Yes, you can bring your bread back to life. No, it won’t require a defibrillator or putting your loaf under the faucet as you may have seen on the internet. Migoya says “it’s a little absurd to do that,” since all the water you need is already in the bread.
Instead, wrap the bread in aluminum foil and put it in an oven at 350 degrees Fahrenheit (170 degrees Celsius). Heat the bread until the core temperature of the loaf reaches 170 degrees Fahrenheit (77 degrees Celsius). You’ll need a probe thermometer for this, which you can set to alert you when the bread is ready.
“The starch will reabsorb the water at this point, and when you pull it out of the oven, it will be like you have a brand new loaf of bread,” Migoya says.
Didn’t freeze it, didn’t revive it. Now what?
Ok, so you missed your window of opportunity and your bread is now very stale. Before you sigh helplessly and throw it away, understand there are a lot of things you can do to reuse and enjoy it.
If the word “breadcrumbs” just popped into your head, know that yes, you can make them—just toast the bread and put it in a food processor—but it is likely you already have a bag of those that’s been sitting in your pantry for the past three years. Even Migoya does and he’s written more than 2,400 pages on bread. So don’t feel bad about your breadcrumb hoard.
If you have a baguette or other type of lean bread—meaning it doesn’t contain fat—croutons are always a good idea. Slice the bread, then coat it in olive oil, salt, and pepper. If you want to add a little more flavor, add minced garlic and oregano. Put the bread in a toaster oven until it’s nice and crunchy. Break it up and voilà: croutons.

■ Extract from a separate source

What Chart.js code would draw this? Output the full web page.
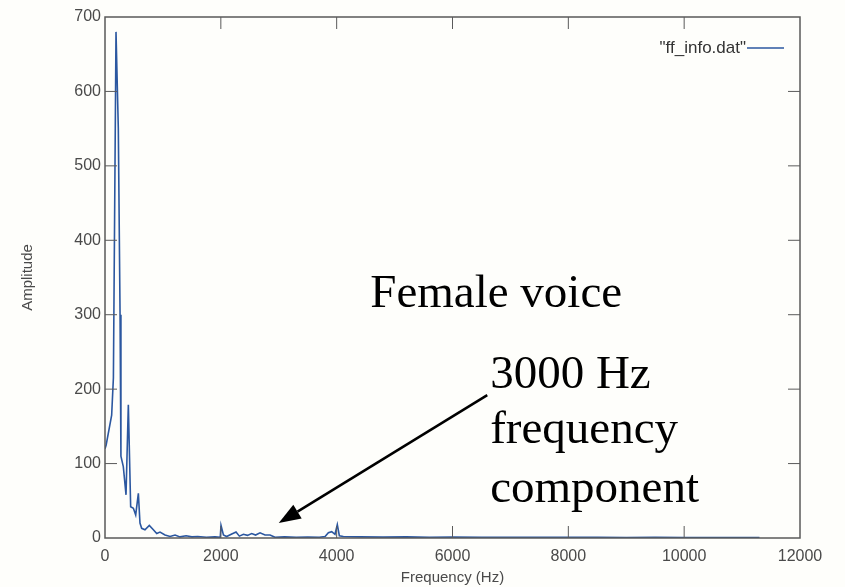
<!DOCTYPE html>
<html>
<head>
<meta charset="utf-8">
<script src="https://cdn.jsdelivr.net/npm/chart.js@4"></script>
<style>
  html, body { margin: 0; padding: 0; background: #fefefb; }
  #wrap { width: 845px; height: 587px; }
</style>
</head>
<body>
<div id="wrap"><canvas id="chart" width="845" height="587"></canvas></div>
<script>
// spectrum (Hz, amplitude)
const freqs = [0, 20, 115, 145, 190, 230, 260, 275, 316, 363, 403, 443, 490, 530, 576, 604, 633, 690, 765, 835,
  893, 950, 1036, 1123, 1210, 1295, 1400, 1500, 1600, 1750, 1900, 1990, 2003, 2045, 2100, 2180, 2262, 2320, 2390, 2460,
  2533, 2600, 2677, 2763, 2850, 2935, 3100, 3300, 3500, 3700, 3800, 3857, 3914, 3971, 4011, 4046, 4115, 4400, 4800, 5200,
  5600, 6000, 6500, 7000, 7500, 8000, 8500, 9000, 9500, 10000, 10500, 11000, 11300];
const amps = [120, 125, 165, 215, 680, 550, 300, 110, 96, 58, 179, 42, 40, 31, 60, 20, 13, 11, 17, 11,
  6, 8, 4, 2, 4, 1.5, 3, 1.5, 2, 1, 1.5, 1, 17, 4, 2, 5, 8, 2.5, 5, 3.5,
  6, 4, 7, 4, 4, 1, 1.5, 1, 1.2, 1, 2, 7, 8.5, 5, 18, 3, 2, 1.5, 1.2, 1.5,
  1, 1.2, 1, 1, 0.8, 1, 0.8, 0.7, 0.8, 0.6, 0.7, 0.5, 0.5];
const seriesName = '"ff_info.dat"';

const xTicks = [0, 2000, 4000, 6000, 8000, 10000, 12000];
const yTicks = [0, 100, 200, 300, 400, 500, 600, 700];

// hand-written notes on the slide, anchored in data units
const notes = [
  { text: 'Female voice', x: 4580, y: 310 },
  { text: '3000 Hz', x: 6650, y: 202 },
  { text: 'frequency', x: 6650, y: 128 },
  { text: 'component', x: 6650, y: 48 }
];
const arrow = { fromX: 6600, fromY: 192, toX: 3000, toY: 20 };

const frameColor = '#5a5a5a';
const lineColor = '#2b57a0';

const points = freqs.map((f, i) => ({ x: f, y: amps[i] }));

const framePlugin = {
  id: 'frame',
  afterDraw(chart) {
    const ctx = chart.ctx;
    const a = chart.chartArea;
    const xs = chart.scales.x, ys = chart.scales.y;
    ctx.save();
    ctx.strokeStyle = frameColor;
    ctx.lineWidth = 1.5;
    ctx.strokeRect(a.left, a.top, a.right - a.left, a.bottom - a.top);
    // inward ticks on all four sides
    ctx.lineWidth = 1;
    const len = 12;
    xTicks.forEach(v => {
      const px = xs.getPixelForValue(v);
      if (v === 0 || v === 12000) return;
      ctx.beginPath();
      ctx.moveTo(px, a.bottom); ctx.lineTo(px, a.bottom - len);
      ctx.moveTo(px, a.top); ctx.lineTo(px, a.top + len);
      ctx.stroke();
    });
    yTicks.forEach(v => {
      const py = ys.getPixelForValue(v);
      if (v === 0 || v === 700) return;
      ctx.beginPath();
      ctx.moveTo(a.left, py); ctx.lineTo(a.left + len, py);
      ctx.moveTo(a.right, py); ctx.lineTo(a.right - len, py);
      ctx.stroke();
    });

    // legend key, top right inside the box
    const ly = a.top + 31;
    ctx.fillStyle = '#333';
    ctx.font = '17px "Liberation Sans", Arial, sans-serif';
    ctx.textAlign = 'right';
    ctx.textBaseline = 'middle';
    ctx.fillText(seriesName, a.right - 54, ly);
    ctx.strokeStyle = lineColor;
    ctx.lineWidth = 1.5;
    ctx.beginPath();
    ctx.moveTo(a.right - 53, ly); ctx.lineTo(a.right - 16, ly);
    ctx.stroke();

    // notes and arrow
    ctx.fillStyle = '#000';
    ctx.font = '47px "Liberation Serif", "Times New Roman", serif';
    ctx.textAlign = 'left';
    ctx.textBaseline = 'alphabetic';
    notes.forEach(n => {
      ctx.fillText(n.text, xs.getPixelForValue(n.x), ys.getPixelForValue(n.y));
    });
    const x1 = xs.getPixelForValue(arrow.fromX), y1 = ys.getPixelForValue(arrow.fromY);
    const x2 = xs.getPixelForValue(arrow.toX), y2 = ys.getPixelForValue(arrow.toY);
    const ang = Math.atan2(y2 - y1, x2 - x1);
    const head = 22, hw = 8;
    const bx = x2 - head * Math.cos(ang), by = y2 - head * Math.sin(ang);
    ctx.strokeStyle = '#000';
    ctx.lineWidth = 2.5;
    ctx.beginPath();
    ctx.moveTo(x1, y1); ctx.lineTo(bx, by);
    ctx.stroke();
    ctx.beginPath();
    ctx.moveTo(x2, y2);
    ctx.lineTo(bx + hw * Math.sin(ang), by - hw * Math.cos(ang));
    ctx.lineTo(bx - hw * Math.sin(ang), by + hw * Math.cos(ang));
    ctx.closePath();
    ctx.fill();
    ctx.restore();
  }
};

const tickFont = { family: '"Liberation Sans", Arial, sans-serif', size: 16 };
const titleFont = { family: '"Liberation Sans", Arial, sans-serif', size: 15 };

new Chart(document.getElementById('chart'), {
  type: 'line',
  data: {
    datasets: [{
      label: seriesName,
      data: points,
      borderColor: lineColor,
      borderWidth: 1.6,
      pointRadius: 0,
      tension: 0,
      fill: false
    }]
  },
  options: {
    responsive: false,
    animation: false,
    layout: { padding: { top: 17, right: 45, left: 0, bottom: 0 } },
    plugins: { legend: { display: false }, tooltip: { enabled: false } },
    scales: {
      x: {
        type: 'linear',
        min: 0, max: 12000,
        afterBuildTicks: s => { s.ticks = xTicks.map(v => ({ value: v })); },
        afterFit: s => { s.height = 49; },
        grid: { display: false, drawTicks: false },
        border: { display: false },
        ticks: { color: '#4a4a4a', font: tickFont, padding: 9, maxRotation: 0, callback: v => String(v) },
        title: { display: true, text: 'Frequency (Hz)', color: '#4a4a4a', font: titleFont, padding: { top: 0, bottom: 0 } }
      },
      y: {
        min: 0, max: 700,
        afterBuildTicks: s => { s.ticks = yTicks.map(v => ({ value: v })); },
        afterFit: s => { s.width = 105; },
        grid: { display: false, drawTicks: false },
        border: { display: false },
        ticks: { color: '#4a4a4a', font: tickFont, padding: 4, callback: v => String(v) },
        title: { display: true, text: 'Amplitude', color: '#4a4a4a', font: titleFont, padding: { top: 19, bottom: 0 } }
      }
    }
  },
  plugins: [framePlugin]
});
</script>
</body>
</html>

Croutons made from lean breads are crunchier than they are crispy, and if you use sourdough bread, those crumbly little cubes will keep their crunch for even longer when mixed into a salad or soup. You might want to skip croutons made out of spongy bread, such as brioche—they tend to absorb liquid quickly and turn soggy, and no one likes that in their salad.
Once you have croutons, Migoya recommends making Panzanella. A summer favorite, this Italian salad is a tasty, but simple, mix of croutons over diced tomatoes and fresh basil.
For a sweet version of bread pudding, Migoya recommends letting the bread soak in a custard (heavy cream or milk, eggs, and sugar). Breads like challah, brioche, or sandwich bread are great for this type of recipe because their spongy texture makes them super absorbant.“They can mop up the liquid a lot better, so to me, they produce a better bread pudding,” Migoya says. “And the older the bread, the more [it] is going to absorb.”
Not to mention, there are hundreds of ways to make bread pudding, so you’ll almost never run out of new ways to reuse your bread.
Bread is one of the most fundamental foods ever invented, and arguably one of the most delicious. It is simple in that it can be made with only three basic ingredients, but it’s still somehow so complex that it almost seems magical. Honor thy bread and don’t let it go to waste. Trust us, you won’t be sorry.